Researchers used state-of-the-art cameras to create a high-frame rate movie of a growing black hole system.

Illustration of MAXI J1820+070 (John Paice, University of Southampton/PA)
Illustration of MAXI J1820+070 (John Paice, University of Southampton/PA)

By Nina Massey, PA Science Correspondent

Astronomers have shown the violent flaring at the centre of a black hole using state-of-the-art cameras.

They used the technology to create a high-frame rate movie of a growing black hole system at a level of detail never seen before.

Led by the University of Southampton, they also uncovered new clues to understanding the immediate surroundings of these enigmatic objects.

Black holes can feed off a nearby star and create discs of material – accretion discs – such as gas, dust and other stellar debris that has come close to it but not quite fallen in.

Here, the effect of a black hole’s strong gravity and the material’s own magnetic field can cause rapidly changing levels of radiation to be emitted from the system as a whole.

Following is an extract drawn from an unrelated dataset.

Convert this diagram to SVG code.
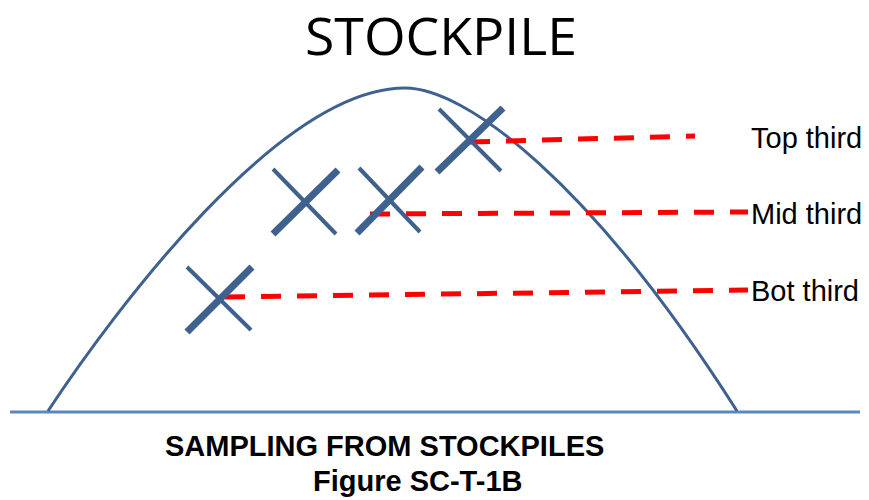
<svg xmlns="http://www.w3.org/2000/svg" width="869" height="500" viewBox="0 0 869 500">
<style>
.thin{stroke:#3e6190;stroke-width:4;stroke-linecap:butt;fill:none}
.thick{stroke:#3e6190;stroke-width:7;stroke-linecap:butt;fill:none}
.dash{stroke:#ff0000;stroke-width:5;stroke-dasharray:20 16;fill:none}
.lbl{font-family:"Liberation Sans",Arial,sans-serif;font-size:29px;fill:#000}
.cap{font-family:"Liberation Sans",Arial,sans-serif;font-size:29px;font-weight:bold;fill:#000}
</style>
<rect width="869" height="500" fill="#fff"/>
<g id="title"><text x="441" y="55" text-anchor="middle" font-family="Open Sans, sans-serif" font-size="52" textLength="272" lengthAdjust="spacingAndGlyphs">STOCKPILE</text></g>
<g id="ground"><line x1="10" y1="412" x2="860" y2="412" stroke="#5b86bf" stroke-width="3"/></g>
<g id="pile"><path d="M48,411 C115,310 280,88 405,88 C465,88 590,180 737,411" stroke="#3e6190" stroke-width="3" fill="none"/></g>
<g id="connectors">
<path class="dash" d="M470,142 L695,136"/>
<path class="dash" d="M370,214 L748,212"/>
<path class="dash" d="M225,297 L748,290"/>
</g>
<g id="x1"><line class="thin" x1="187" y1="267" x2="251" y2="330"/><line class="thick" x1="187" y1="332" x2="252" y2="267"/></g>
<g id="x2"><line class="thin" x1="273" y1="169" x2="336" y2="234"/><line class="thick" x1="273" y1="234" x2="338" y2="170"/></g>
<g id="x3"><line class="thin" x1="359" y1="168" x2="420" y2="232"/><line class="thick" x1="357" y1="233" x2="422" y2="167"/></g>
<g id="x4"><line class="thin" x1="439" y1="109" x2="501" y2="171"/><line class="thick" x1="437" y1="172" x2="503" y2="108"/></g>
<g id="top"><text class="lbl" x="751" y="148">Top third</text></g>
<g id="mid"><text class="lbl" x="751" y="224">Mid third</text></g>
<g id="bot"><text class="lbl" x="751" y="301">Bot third</text></g>
<g id="caption">
<text class="cap" x="165" y="456">SAMPLING FROM STOCKPILES</text>
<text class="cap" x="313" y="491">Figure SC-T-1B</text>
</g>
</svg>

We can see how the material around the black hole is so bright, it’s outshining the star that it is consuming John Paice

This radiation was detected in visible light by the HiPERCAM instrument on the Gran Telescopio Canarias (La Palma, Canary Islands) and in X-rays by Nasa’s NICER observatory aboard the International Space Station.

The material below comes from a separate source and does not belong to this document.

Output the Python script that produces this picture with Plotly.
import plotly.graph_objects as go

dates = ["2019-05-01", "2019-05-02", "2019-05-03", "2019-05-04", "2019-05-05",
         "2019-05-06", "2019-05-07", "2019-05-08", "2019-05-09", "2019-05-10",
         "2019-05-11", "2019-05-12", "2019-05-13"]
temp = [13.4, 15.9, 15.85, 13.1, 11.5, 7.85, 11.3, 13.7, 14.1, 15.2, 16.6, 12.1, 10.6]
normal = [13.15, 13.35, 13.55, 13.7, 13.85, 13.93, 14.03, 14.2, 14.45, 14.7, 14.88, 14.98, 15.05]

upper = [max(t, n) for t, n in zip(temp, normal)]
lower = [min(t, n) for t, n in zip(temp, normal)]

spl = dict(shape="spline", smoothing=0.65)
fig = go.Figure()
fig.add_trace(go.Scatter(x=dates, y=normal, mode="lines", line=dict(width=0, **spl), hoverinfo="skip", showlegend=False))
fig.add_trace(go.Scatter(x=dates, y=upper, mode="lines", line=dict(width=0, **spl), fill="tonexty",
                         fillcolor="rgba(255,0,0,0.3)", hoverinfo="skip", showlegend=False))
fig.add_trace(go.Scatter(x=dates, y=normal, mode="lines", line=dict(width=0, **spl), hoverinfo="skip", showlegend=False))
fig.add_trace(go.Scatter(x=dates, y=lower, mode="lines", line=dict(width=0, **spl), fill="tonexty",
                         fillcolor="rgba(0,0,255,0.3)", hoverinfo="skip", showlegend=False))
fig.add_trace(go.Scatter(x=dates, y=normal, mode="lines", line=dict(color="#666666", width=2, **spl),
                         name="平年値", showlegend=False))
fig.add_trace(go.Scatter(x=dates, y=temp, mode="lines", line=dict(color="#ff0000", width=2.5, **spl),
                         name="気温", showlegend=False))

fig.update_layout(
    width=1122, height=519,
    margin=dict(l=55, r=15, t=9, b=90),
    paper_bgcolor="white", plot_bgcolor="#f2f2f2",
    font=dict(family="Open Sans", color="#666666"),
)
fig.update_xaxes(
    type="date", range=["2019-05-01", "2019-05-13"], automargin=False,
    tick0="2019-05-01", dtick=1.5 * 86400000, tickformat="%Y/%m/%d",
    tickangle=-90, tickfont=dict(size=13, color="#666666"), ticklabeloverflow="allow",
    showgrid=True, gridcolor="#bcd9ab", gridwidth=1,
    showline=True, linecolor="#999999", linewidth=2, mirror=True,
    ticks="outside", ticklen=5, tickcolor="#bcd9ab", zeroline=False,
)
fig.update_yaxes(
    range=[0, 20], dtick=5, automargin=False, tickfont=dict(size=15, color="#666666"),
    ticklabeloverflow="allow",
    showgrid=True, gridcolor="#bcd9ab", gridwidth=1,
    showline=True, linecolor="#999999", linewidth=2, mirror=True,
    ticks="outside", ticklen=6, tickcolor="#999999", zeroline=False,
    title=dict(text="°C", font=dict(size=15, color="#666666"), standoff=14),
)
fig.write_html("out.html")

The research published in Monthly Notices of the Royal Astronomical Society studied a black hole system called MAXI J1820+070, which was first discovered in early 2018.

It is about 10,000 light years away, in our own Milky Way.

Scientists say it has the mass of about seven suns, collapsed down to a region of space smaller than the City of London.

The distances of the systems usually make them too faint and small to see, but the HiPERCAM and NICER instruments let the researchers record “movies” of the changing light from the system at more than three hundred frames per second, capturing violent “crackling” and “flaring” of visible and X-ray light.

Lead author John Paice, a graduate student at the University of Southampton and the Inter-University Centre for Astronomy and Astrophysics in India, said: “The movie was made using real data, but slowed down to one tenth of actual speed to allow the most rapid flares to be discerned by the human eye.

“We can see how the material around the black hole is so bright, it’s outshining the star that it is consuming, and the fastest flickers last only a few milliseconds – that’s the output of a hundred suns and more being emitted in the blink of an eye.”

Researchers also found dips in X-ray levels are accompanied by a rise in visible light, and vice-versa.